SQL Interview Questions for Data Scientists: A Deep Dive

As a data scientist, proficiency in SQL is essential for managing and analyzing data effectively. SQL (Structured Query Language) is the standard language for relational database management systems, and it is crucial for data extraction, manipulation, and analysis. In this article, we will explore common SQL interview questions that data scientists may encounter during technical interviews, along with explanations and best practices.

1. What is SQL and why is it important for data scientists?

SQL is a programming language designed for managing and querying relational databases. For data scientists, SQL is important because it allows them to:

  • Retrieve and manipulate data from databases.
  • Perform complex queries to analyze data.
  • Integrate data from multiple sources for comprehensive analysis.

2. Explain the difference between INNER JOIN, LEFT JOIN, and RIGHT JOIN.

  • INNER JOIN: Returns records that have matching values in both tables. If there is no match, the result is not included.
  • LEFT JOIN: Returns all records from the left table and the matched records from the right table. If there is no match, NULL values are returned for columns from the right table.
  • RIGHT JOIN: Returns all records from the right table and the matched records from the left table. If there is no match, NULL values are returned for columns from the left table.

3. How do you handle NULL values in SQL?

NULL values can be handled using various SQL functions:

  • IS NULL: To check if a value is NULL.
  • COALESCE(): Returns the first non-null value in a list of arguments.
  • IFNULL(): Replaces NULL with a specified value.

Example:

SELECT COALESCE(column_name, 'default_value') AS new_column
FROM table_name;

4. What are aggregate functions in SQL? Provide examples.
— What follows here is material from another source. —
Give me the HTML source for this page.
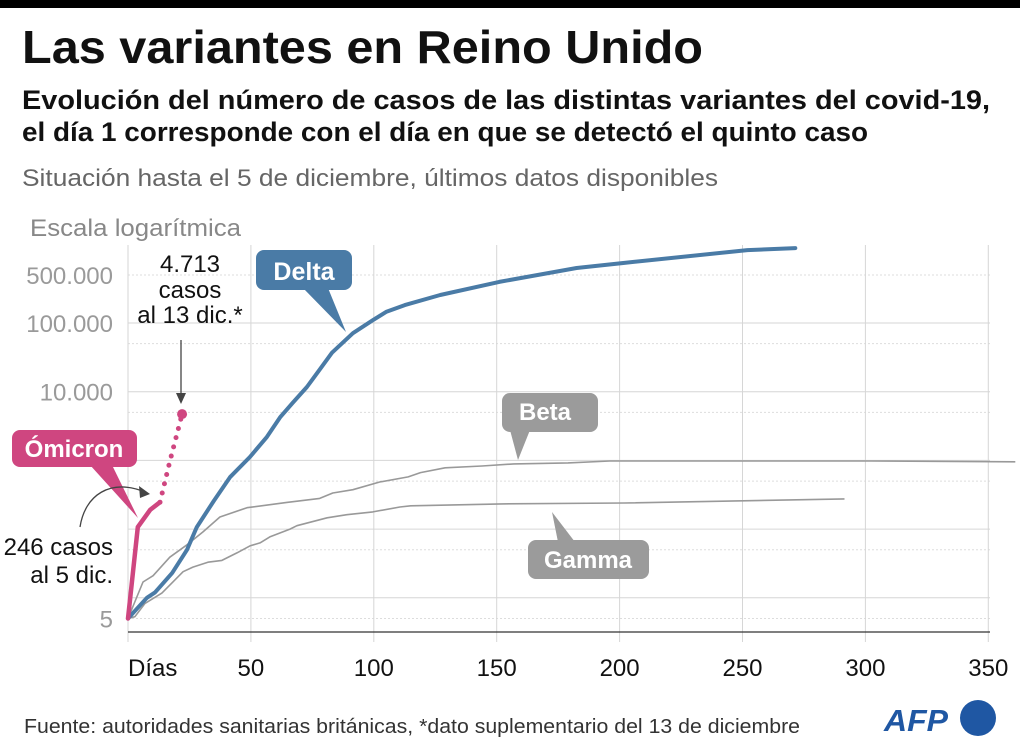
<!DOCTYPE html>
<html><head><meta charset="utf-8"><style>
body{margin:0;background:#fff;}
svg{display:block;font-family:"Liberation Sans",sans-serif;}
</style></head><body>
<svg id="chart" width="1020" height="748" viewBox="0 0 1020 748">
<rect x="0" y="0" width="1020" height="8" fill="#000"/>
<text x="22" y="63" font-size="46" font-weight="bold" fill="#111" textLength="681" lengthAdjust="spacingAndGlyphs">Las variantes en Reino Unido</text>
<text x="22" y="109" font-size="27" font-weight="bold" fill="#111" textLength="968" lengthAdjust="spacingAndGlyphs">Evolución del número de casos de las distintas variantes del covid-19,</text>
<text x="22" y="141" font-size="27" font-weight="bold" fill="#111" textLength="846" lengthAdjust="spacingAndGlyphs">el día 1 corresponde con el día en que se detectó el quinto caso</text>
<text x="22" y="186" font-size="24" fill="#666" textLength="696" lengthAdjust="spacingAndGlyphs">Situación hasta el 5 de diciembre, últimos datos disponibles</text>
<text x="30" y="236" font-size="24" fill="#888" textLength="211" lengthAdjust="spacingAndGlyphs">Escala logarítmica</text>
<g id="grid"></g>
<g id="axes"></g>
<g id="series"></g>
<g id="annotations">
  <rect x="256" y="250" width="96" height="40" rx="8" fill="#4a7ba6"/>
  <polygon points="303,288 328,288 346,332" fill="#4a7ba6"/>
  <text x="304" y="280" font-size="25" font-weight="bold" fill="#fff" text-anchor="middle">Delta</text>
  <rect x="502" y="393" width="96" height="39" rx="8" fill="#9b9b9b"/>
  <polygon points="510,430 530,430 518,460" fill="#9b9b9b"/>
  <text x="545" y="420" font-size="24" font-weight="bold" fill="#fff" text-anchor="middle">Beta</text>
  <rect x="528" y="540" width="121" height="39" rx="8" fill="#9b9b9b"/>
  <polygon points="558,542 575,542 552,512" fill="#9b9b9b"/>
  <text x="588" y="568" font-size="24" font-weight="bold" fill="#fff" text-anchor="middle">Gamma</text>
  <rect x="12" y="430" width="125" height="37" rx="8" fill="#cf4680"/>
  <polygon points="90,465 112,465 138,518" fill="#cf4680"/>
  <text x="74" y="457" font-size="24" font-weight="bold" fill="#fff" text-anchor="middle">Ómicron</text>
  <text x="113" y="555" font-size="24" fill="#111" text-anchor="end">246 casos</text>
  <text x="113" y="583" font-size="24" fill="#111" text-anchor="end">al 5 dic.</text>
  <path d="M80,527 C85,495 110,478 145,492" fill="none" stroke="#444" stroke-width="1.3"/>
  <polygon points="150,494 139,486 140,498" fill="#444"/>
  <text x="190" y="272" font-size="24" fill="#111" text-anchor="middle">4.713</text>
  <text x="190" y="298" font-size="24" fill="#111" text-anchor="middle">casos</text>
  <text x="190" y="323" font-size="24" fill="#111" text-anchor="middle">al 13 dic.*</text>
  <line x1="181" y1="340" x2="181" y2="396" stroke="#444" stroke-width="1.3"/>
  <polygon points="181,404 176,393 186,393" fill="#444"/>
</g>
<text x="24" y="733" font-size="20" fill="#333" textLength="776" lengthAdjust="spacingAndGlyphs">Fuente: autoridades sanitarias británicas, *dato suplementario del 13 de diciembre</text>
<text x="884" y="731" font-size="31" font-weight="bold" font-style="italic" fill="#1f57a3" textLength="64" lengthAdjust="spacingAndGlyphs">AFP</text>
<circle cx="978" cy="718" r="18" fill="#1f57a3"/>
</svg>
<script>
const xTicks = [0, 50, 100, 150, 200, 250, 300, 350];
const xTickLabels = ["Días", "50", "100", "150", "200", "250", "300", "350"];
const yDecades = [10, 100, 1000, 10000, 100000];
const yHalf = [5, 50, 500, 5000, 50000, 500000];
const yLabelValues = [500000, 100000, 10000, 5];
const yLabels = ["500.000", "100.000", "10.000", "5"];

const deltaDays = [0, 7.7, 11, 18, 24, 28, 35, 41.5, 49.6, 56.5, 62, 67, 72.8, 78, 83, 91.5, 99.6, 105, 112.6, 127, 151, 182.5, 201, 252, 271.5];
const deltaCases = [5, 10, 12, 23, 50, 107, 260, 570, 1120, 2200, 4300, 6900, 11700, 21000, 37000, 71000, 110000, 145000, 182000, 256000, 397000, 632000, 745000, 1150000, 1230000];
const betaDays = [0, 6.1, 10.2, 17, 24, 30.5, 37.4, 48.4, 64.6, 78, 83.3, 91.5, 102.4, 114, 119, 129, 144, 157, 179, 196, 302, 361];
const betaCases = [5, 17, 21, 39, 59, 91, 150, 205, 245, 280, 335, 375, 485, 575, 665, 780, 830, 890, 920, 980, 980, 955];
const gammaDays = [0, 2.8, 6.9, 13.8, 22.4, 26.4, 32.5, 38.2, 44.3, 49.6, 53.7, 57.7, 65.9, 68.7, 81, 89, 99.6, 110.6, 115, 152, 202, 291.5];
const gammaCases = [5, 5.3, 8.3, 11.7, 24, 28, 33, 35, 45, 57, 63, 77, 100, 112, 146, 162, 178, 210, 218, 233, 240, 275];
const omicronDays = [0, 4, 9, 13];
const omicronCases = [5, 107, 190, 246];
const omicronExtraDays = [13, 14.2, 17, 20, 22];
const omicronExtraCases = [246, 370, 960, 2500, 4713];

const NS = "http://www.w3.org/2000/svg";
const X0 = 128, PXDAY = 2.458, XEND = 990;
function xs(d){ return X0 + d * PXDAY; }
function ys(v){ return 323 + (5 - Math.log10(v)) * 68.7; }
function mk(tag, attrs, parent){
  const e = document.createElementNS(NS, tag);
  for (const k in attrs) e.setAttribute(k, attrs[k]);
  parent.appendChild(e);
  return e;
}
const grid = document.getElementById('grid');
const axes = document.getElementById('axes');
const series = document.getElementById('series');

yHalf.forEach(v => {
  const l = mk('line', {x1: X0, x2: XEND, y1: ys(v), y2: ys(v), stroke: '#ddd', 'stroke-width': 1, 'stroke-dasharray': '2,2'}, grid);
  
  
});
yDecades.forEach(v => {
  const l = mk('line', {x1: X0, x2: XEND, y1: ys(v), y2: ys(v), stroke: '#d6d6d6', 'stroke-width': 1}, grid);
  
  
});
xTicks.forEach((d, i) => {
  const l = mk('line', {x1: xs(d), x2: xs(d), y1: 245, y2: 642, stroke: '#d6d6d6', 'stroke-width': 1}, grid);
  
  
  const t = mk('text', {x: xs(d), y: 676, 'font-size': 24, fill: '#111', 'text-anchor': i === 0 ? 'start' : 'middle'}, axes);
  t.textContent = xTickLabels[i];
  
  
});
const base = mk('line', {x1: X0, x2: XEND, y1: 632, y2: 632, stroke: '#333', 'stroke-width': 1.2}, axes);


yLabelValues.forEach((v, i) => {
  const t = mk('text', {x: 113, y: ys(v) + 9, 'font-size': 24, fill: '#9a9a9a', 'text-anchor': 'end'}, axes);
  t.textContent = yLabels[i];
  
  
});

function pathD(days, vals){
  return days.map((d, i) => (i ? 'L' : 'M') + xs(d).toFixed(1) + ',' + ys(vals[i]).toFixed(1)).join(' ');
}
const gammaLine = mk('path', {d: pathD(gammaDays, gammaCases), fill: 'none', stroke: '#999', 'stroke-width': 1.6, 'stroke-linejoin': 'round'}, series);


const betaLine = mk('path', {d: pathD(betaDays, betaCases), fill: 'none', stroke: '#999', 'stroke-width': 1.6, 'stroke-linejoin': 'round'}, series);


const deltaLine = mk('path', {d: pathD(deltaDays, deltaCases), fill: 'none', stroke: '#4a7ba6', 'stroke-width': 4, 'stroke-linejoin': 'round', 'stroke-linecap': 'round'}, series);


const omiExtra = mk('path', {d: pathD(omicronExtraDays, omicronExtraCases), fill: 'none', stroke: '#cf4680', 'stroke-width': 5, 'stroke-dasharray': '0,9.5', 'stroke-linecap': 'round'}, series);


const omiLine = mk('path', {d: pathD(omicronDays, omicronCases), fill: 'none', stroke: '#cf4680', 'stroke-width': 4.5, 'stroke-linejoin': 'round', 'stroke-linecap': 'round'}, series);


const li = omicronExtraDays.length - 1;
const omiDot = mk('circle', {cx: xs(omicronExtraDays[li]), cy: ys(omicronExtraCases[li]), r: 5, fill: '#cf4680'}, series);


</script>
</body></html>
Aggregate functions perform calculations on a set of values and return a single value. Common aggregate functions include:

  • COUNT(): Counts the number of rows.
  • SUM(): Calculates the total sum of a numeric column.
  • AVG(): Computes the average value of a numeric column.
  • MAX(): Returns the maximum value.
  • MIN(): Returns the minimum value.

Example:

SELECT COUNT(*) AS total_records, AVG(salary) AS average_salary
FROM employees;

5. What is a subquery, and how is it different from a JOIN?

A subquery is a query nested inside another SQL query. It can be used in SELECT, INSERT, UPDATE, or DELETE statements. The main difference between a subquery and a JOIN is that a subquery retrieves data from one table based on the results of another query, while a JOIN combines rows from two or more tables based on a related column.

Example of a subquery:

SELECT employee_id, name
FROM employees
WHERE department_id IN (SELECT department_id FROM departments WHERE location = 'New York');

6. How do you optimize SQL queries for performance?

To optimize SQL queries, consider the following strategies:

  • Use indexes on columns that are frequently used in WHERE clauses or JOIN conditions.
  • Avoid SELECT *; instead, specify only the columns you need.
  • Use WHERE clauses to filter data early in the query process.
  • Analyze query execution plans to identify bottlenecks.

7. What is normalization, and why is it important?

Normalization is the process of organizing data in a database to reduce redundancy and improve data integrity. It involves dividing large tables into smaller, related tables and defining relationships between them. Normalization is important because it:

  • Minimizes data duplication.
  • Ensures data consistency.
  • Simplifies data management.

Conclusion

Mastering SQL is crucial for data scientists, as it enables them to extract valuable insights from data. By preparing for these common SQL interview questions, you can enhance your understanding of SQL and improve your chances of success in technical interviews. Focus on practicing these concepts and applying them to real-world scenarios to solidify your knowledge.